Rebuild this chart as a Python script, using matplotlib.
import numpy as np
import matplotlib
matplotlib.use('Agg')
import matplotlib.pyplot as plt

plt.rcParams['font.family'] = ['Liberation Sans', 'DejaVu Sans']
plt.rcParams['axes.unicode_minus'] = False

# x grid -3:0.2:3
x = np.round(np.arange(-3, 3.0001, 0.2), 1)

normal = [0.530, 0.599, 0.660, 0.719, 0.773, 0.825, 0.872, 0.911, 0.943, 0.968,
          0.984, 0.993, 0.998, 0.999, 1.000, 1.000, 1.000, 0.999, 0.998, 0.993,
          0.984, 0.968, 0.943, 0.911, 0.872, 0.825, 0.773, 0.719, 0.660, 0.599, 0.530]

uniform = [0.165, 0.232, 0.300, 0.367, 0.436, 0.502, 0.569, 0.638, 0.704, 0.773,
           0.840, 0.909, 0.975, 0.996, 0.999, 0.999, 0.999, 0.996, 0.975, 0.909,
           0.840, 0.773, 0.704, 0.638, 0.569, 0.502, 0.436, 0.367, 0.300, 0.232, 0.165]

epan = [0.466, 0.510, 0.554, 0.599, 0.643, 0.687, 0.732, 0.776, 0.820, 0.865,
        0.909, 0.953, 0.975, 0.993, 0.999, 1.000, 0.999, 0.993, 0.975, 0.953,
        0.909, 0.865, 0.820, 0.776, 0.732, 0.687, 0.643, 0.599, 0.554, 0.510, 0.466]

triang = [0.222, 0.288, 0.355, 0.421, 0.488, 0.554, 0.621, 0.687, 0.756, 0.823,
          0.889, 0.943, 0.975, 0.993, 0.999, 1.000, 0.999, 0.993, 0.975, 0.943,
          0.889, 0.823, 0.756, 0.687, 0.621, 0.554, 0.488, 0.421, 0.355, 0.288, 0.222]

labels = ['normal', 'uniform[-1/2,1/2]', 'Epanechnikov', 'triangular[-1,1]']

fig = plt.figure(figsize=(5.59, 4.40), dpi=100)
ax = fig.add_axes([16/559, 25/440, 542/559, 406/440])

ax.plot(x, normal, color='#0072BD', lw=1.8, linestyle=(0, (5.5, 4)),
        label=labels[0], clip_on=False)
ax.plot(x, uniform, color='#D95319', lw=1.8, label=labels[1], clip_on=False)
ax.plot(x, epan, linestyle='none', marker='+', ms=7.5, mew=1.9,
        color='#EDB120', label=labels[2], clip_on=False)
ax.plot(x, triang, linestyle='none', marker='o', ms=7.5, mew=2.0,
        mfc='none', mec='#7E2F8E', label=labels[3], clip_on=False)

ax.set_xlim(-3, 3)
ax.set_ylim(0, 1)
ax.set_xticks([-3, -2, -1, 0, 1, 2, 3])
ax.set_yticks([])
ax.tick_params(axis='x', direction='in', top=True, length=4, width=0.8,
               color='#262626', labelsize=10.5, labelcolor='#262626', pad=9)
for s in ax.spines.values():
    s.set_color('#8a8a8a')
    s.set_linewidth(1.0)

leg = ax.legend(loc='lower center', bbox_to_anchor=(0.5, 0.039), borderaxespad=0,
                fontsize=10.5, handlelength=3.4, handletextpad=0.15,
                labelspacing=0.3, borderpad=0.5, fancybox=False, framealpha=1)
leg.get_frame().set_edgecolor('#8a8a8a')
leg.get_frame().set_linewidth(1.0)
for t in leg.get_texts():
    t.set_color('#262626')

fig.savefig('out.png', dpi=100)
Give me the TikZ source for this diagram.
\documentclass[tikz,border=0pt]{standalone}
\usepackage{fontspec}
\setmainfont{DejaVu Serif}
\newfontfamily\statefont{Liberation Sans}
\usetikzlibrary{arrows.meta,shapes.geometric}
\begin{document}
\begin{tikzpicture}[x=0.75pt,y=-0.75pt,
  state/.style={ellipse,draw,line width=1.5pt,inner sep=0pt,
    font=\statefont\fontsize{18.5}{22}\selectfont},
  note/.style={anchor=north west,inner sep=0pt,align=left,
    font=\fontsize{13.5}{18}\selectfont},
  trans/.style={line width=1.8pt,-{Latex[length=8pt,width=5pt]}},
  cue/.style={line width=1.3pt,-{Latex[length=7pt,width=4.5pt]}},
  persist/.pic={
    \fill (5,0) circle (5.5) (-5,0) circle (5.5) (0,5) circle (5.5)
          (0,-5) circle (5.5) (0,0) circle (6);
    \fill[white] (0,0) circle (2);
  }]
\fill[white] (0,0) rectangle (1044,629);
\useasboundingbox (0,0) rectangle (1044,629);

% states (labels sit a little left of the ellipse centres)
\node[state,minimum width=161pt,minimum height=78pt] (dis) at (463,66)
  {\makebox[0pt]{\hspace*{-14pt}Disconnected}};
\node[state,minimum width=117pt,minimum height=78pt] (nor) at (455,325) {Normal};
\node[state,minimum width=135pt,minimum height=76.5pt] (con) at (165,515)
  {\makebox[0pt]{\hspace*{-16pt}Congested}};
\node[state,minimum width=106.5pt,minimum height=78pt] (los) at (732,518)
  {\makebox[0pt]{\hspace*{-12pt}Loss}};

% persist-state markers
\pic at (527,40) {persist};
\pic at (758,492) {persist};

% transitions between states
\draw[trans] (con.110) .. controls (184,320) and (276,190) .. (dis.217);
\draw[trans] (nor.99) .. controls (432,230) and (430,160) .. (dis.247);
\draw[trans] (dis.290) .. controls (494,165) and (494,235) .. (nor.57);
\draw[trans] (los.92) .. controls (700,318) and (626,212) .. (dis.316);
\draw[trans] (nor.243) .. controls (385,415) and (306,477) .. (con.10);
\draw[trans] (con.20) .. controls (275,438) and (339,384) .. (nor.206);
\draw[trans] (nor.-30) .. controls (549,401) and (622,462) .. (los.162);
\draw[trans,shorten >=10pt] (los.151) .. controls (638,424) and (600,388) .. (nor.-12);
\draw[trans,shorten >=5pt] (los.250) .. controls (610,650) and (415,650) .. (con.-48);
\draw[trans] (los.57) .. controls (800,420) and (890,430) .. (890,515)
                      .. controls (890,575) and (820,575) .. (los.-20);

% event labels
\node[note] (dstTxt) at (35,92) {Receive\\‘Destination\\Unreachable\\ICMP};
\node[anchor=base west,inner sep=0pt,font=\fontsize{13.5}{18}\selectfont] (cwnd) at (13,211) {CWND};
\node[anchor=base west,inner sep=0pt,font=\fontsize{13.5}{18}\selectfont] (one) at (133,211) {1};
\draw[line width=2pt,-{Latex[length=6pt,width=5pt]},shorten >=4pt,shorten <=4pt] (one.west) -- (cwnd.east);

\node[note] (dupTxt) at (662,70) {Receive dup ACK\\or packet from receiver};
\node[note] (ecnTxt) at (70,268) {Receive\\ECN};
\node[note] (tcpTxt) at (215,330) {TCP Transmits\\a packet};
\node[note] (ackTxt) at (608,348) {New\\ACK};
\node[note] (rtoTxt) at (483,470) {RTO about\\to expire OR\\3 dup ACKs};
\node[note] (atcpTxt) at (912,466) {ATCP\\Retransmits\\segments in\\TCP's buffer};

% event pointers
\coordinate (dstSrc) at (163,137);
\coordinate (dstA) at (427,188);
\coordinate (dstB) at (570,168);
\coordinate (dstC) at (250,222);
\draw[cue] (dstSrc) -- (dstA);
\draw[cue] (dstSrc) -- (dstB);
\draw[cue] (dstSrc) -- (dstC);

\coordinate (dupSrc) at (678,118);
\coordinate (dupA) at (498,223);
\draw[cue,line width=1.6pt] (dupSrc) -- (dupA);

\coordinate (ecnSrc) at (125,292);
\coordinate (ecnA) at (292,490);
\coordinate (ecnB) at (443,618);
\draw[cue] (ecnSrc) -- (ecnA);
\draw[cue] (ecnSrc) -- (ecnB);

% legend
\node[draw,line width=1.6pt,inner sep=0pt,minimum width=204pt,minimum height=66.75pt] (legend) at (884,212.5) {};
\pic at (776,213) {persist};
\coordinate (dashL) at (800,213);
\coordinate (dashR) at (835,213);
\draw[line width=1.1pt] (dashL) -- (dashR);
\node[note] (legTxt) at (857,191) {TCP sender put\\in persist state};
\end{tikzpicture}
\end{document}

> **Exercise brief**
Retype exactly the lines from the start of the entries through the one with "ax = fig.add_axes([16/559, 25/440, 542/559, 406/440])"; include both ends.

> **Task output**
Rebuild this chart as a Python script, using matplotlib.
import numpy as np
import matplotlib
matplotlib.use('Agg')
import matplotlib.pyplot as plt

plt.rcParams['font.family'] = ['Liberation Sans', 'DejaVu Sans']
plt.rcParams['axes.unicode_minus'] = False

# x grid -3:0.2:3
x = np.round(np.arange(-3, 3.0001, 0.2), 1)

normal = [0.530, 0.599, 0.660, 0.719, 0.773, 0.825, 0.872, 0.911, 0.943, 0.968,
          0.984, 0.993, 0.998, 0.999, 1.000, 1.000, 1.000, 0.999, 0.998, 0.993,
          0.984, 0.968, 0.943, 0.911, 0.872, 0.825, 0.773, 0.719, 0.660, 0.599, 0.530]

uniform = [0.165, 0.232, 0.300, 0.367, 0.436, 0.502, 0.569, 0.638, 0.704, 0.773,
           0.840, 0.909, 0.975, 0.996, 0.999, 0.999, 0.999, 0.996, 0.975, 0.909,
           0.840, 0.773, 0.704, 0.638, 0.569, 0.502, 0.436, 0.367, 0.300, 0.232, 0.165]

epan = [0.466, 0.510, 0.554, 0.599, 0.643, 0.687, 0.732, 0.776, 0.820, 0.865,
        0.909, 0.953, 0.975, 0.993, 0.999, 1.000, 0.999, 0.993, 0.975, 0.953,
        0.909, 0.865, 0.820, 0.776, 0.732, 0.687, 0.643, 0.599, 0.554, 0.510, 0.466]

triang = [0.222, 0.288, 0.355, 0.421, 0.488, 0.554, 0.621, 0.687, 0.756, 0.823,
          0.889, 0.943, 0.975, 0.993, 0.999, 1.000, 0.999, 0.993, 0.975, 0.943,
          0.889, 0.823, 0.756, 0.687, 0.621, 0.554, 0.488, 0.421, 0.355, 0.288, 0.222]

labels = ['normal', 'uniform[-1/2,1/2]', 'Epanechnikov', 'triangular[-1,1]']

fig = plt.figure(figsize=(5.59, 4.40), dpi=100)
ax = fig.add_axes([16/559, 25/440, 542/559, 406/440])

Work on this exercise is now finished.